I am using Mac and come from Quark (since 2002), considering Publisher as a serious alternative. My aim is b/w scholarly publications (text, drawings, charts, some photographs) with a degree of control over the text flow  that goes far beyond Word. We make use of a lot of not-so-common Unicode regions and strange fonts. Most files are delivered in Word and contain lots of legacy data going back to Word4, odd fonts and in-line formatting that is time-consuming to rip out and redo. I make use of a very limited amount of the options that a DTP offers but cannot rely on Word for making books. On the other hand, I need to stick to a version of a program for some time for economic reasons, and -- as I am a scholar in the first place, not a designer --  I am unable to switch to every new version instantaneouly. I rather jump. Keeping up-to-date with Quark was impossible, I got stuck at 2015 and present something of a tech dinosaur.

My experience with Publisher Beta oh High Sierra so far:

It feels a lot like Quark but is more comfortable for my purposes. In comparison to Quark X and 2015 it is more stable and robust (surprise). It still runs old home-made TT fonts that Quark 2018 refuses for some reason.

Files from authors come 99.9% in Word with a lot of legacy data and in-line formatting. Converting to RTF before input is not comfortable but an acceptable  work around. I need a feature to strip paragraphs of all formatting  leaving in-line italices, bold, superscript and subscript in place (it is impossible to use nested styles for it, language transcriptions look much different form normal text), otherwise I have to redo them one by one.

I need heaps of footnotes, short and very long ones (this is the typical thing in old-style European humanities where they contain side-arguments and annotations to literature and they are to be read with the main text). If possible, they should stay on the page with the line they belong to. Flowing to the next page should be avoided whenever possible. The system that Quark and Indesign offer is pretty useless.
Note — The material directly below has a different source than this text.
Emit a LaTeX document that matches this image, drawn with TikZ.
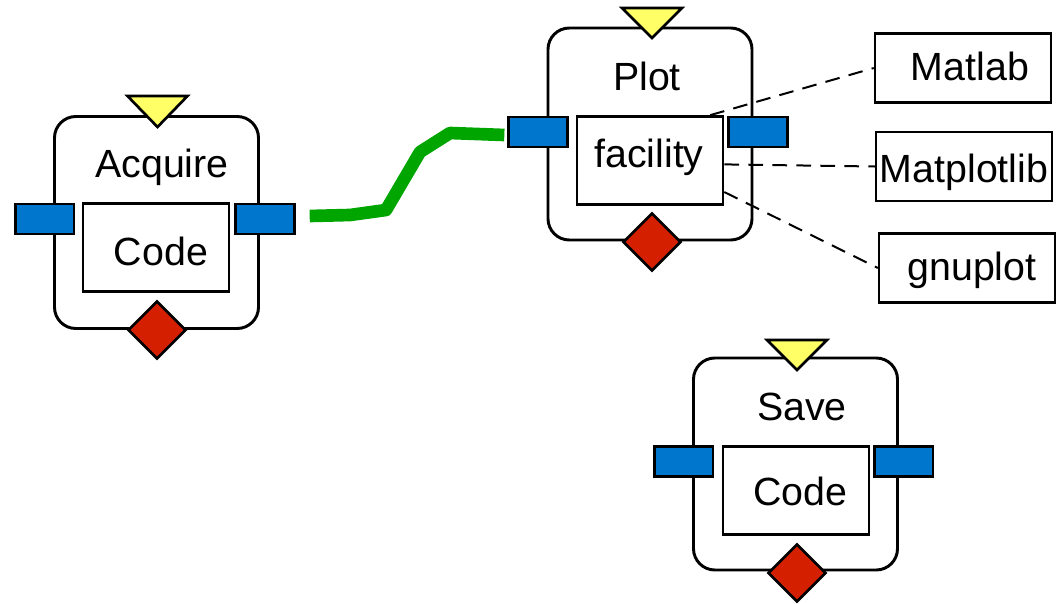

They consider it an advantageous feature when  footnotes run over to the next page. At the same time they give us no tools to manipulate the distance between text and footnotes at page level. All you can do is move the separating border up and down. Therefore I still need to use my old work-around that I have been doing for 20 years:

1. Add next to the footnote markers in Word in both the main text and in the footnotes normal figures and assign some style to them.

2. save text and footnotes in different files.

3. remove Word’s footnote markers in both files.

4. import main text and footnotes into Quark or Publisher in two different sets of linked frames.

5. manipulate the text flow of both frames by hand; if necessary adjust leading in incremments to fit text in the best possible way.

6. Allow overflow of footnotes to the next page only if unavoidable, preferably from left to right page. In most book I have done, this happened once or twice. Being able to manipulate the distance between main text and footnote is of the essence (after all, footnotes are meant NOT to run over). Overall smoothness or eveness of appearance is not the issue.

I still prefer to have control over the text flow to any automated feature. There is one draw-back, of cause: you cannot change footnote numbering after conversion into DTP. And most authors do this at some point after typesetting started. The obvious solution is to add footnote 62a or to declare footnote 85 as "deleted". On occasion I renumbered large quantities by hand.

Therefore, before Publisher implements some footnote system, I urge the developers NOT to imitate Quark or Indesign. All that is needed is two separate text flows with the option to add or delete footnotes with automatically updating the footnote numbers. Ideally, a footnote converter from Word to Publisher at the import level should be available.

I am aware that I am an outsider when it comes to typesetting but in contrast to other media our books have a lifetime of 50 plus odd years. We are struggling against a few commercial publishers that offer their services at outrageously large expense for authors and libraries. Affinity Publisher looks like the solution to my most pressing problems.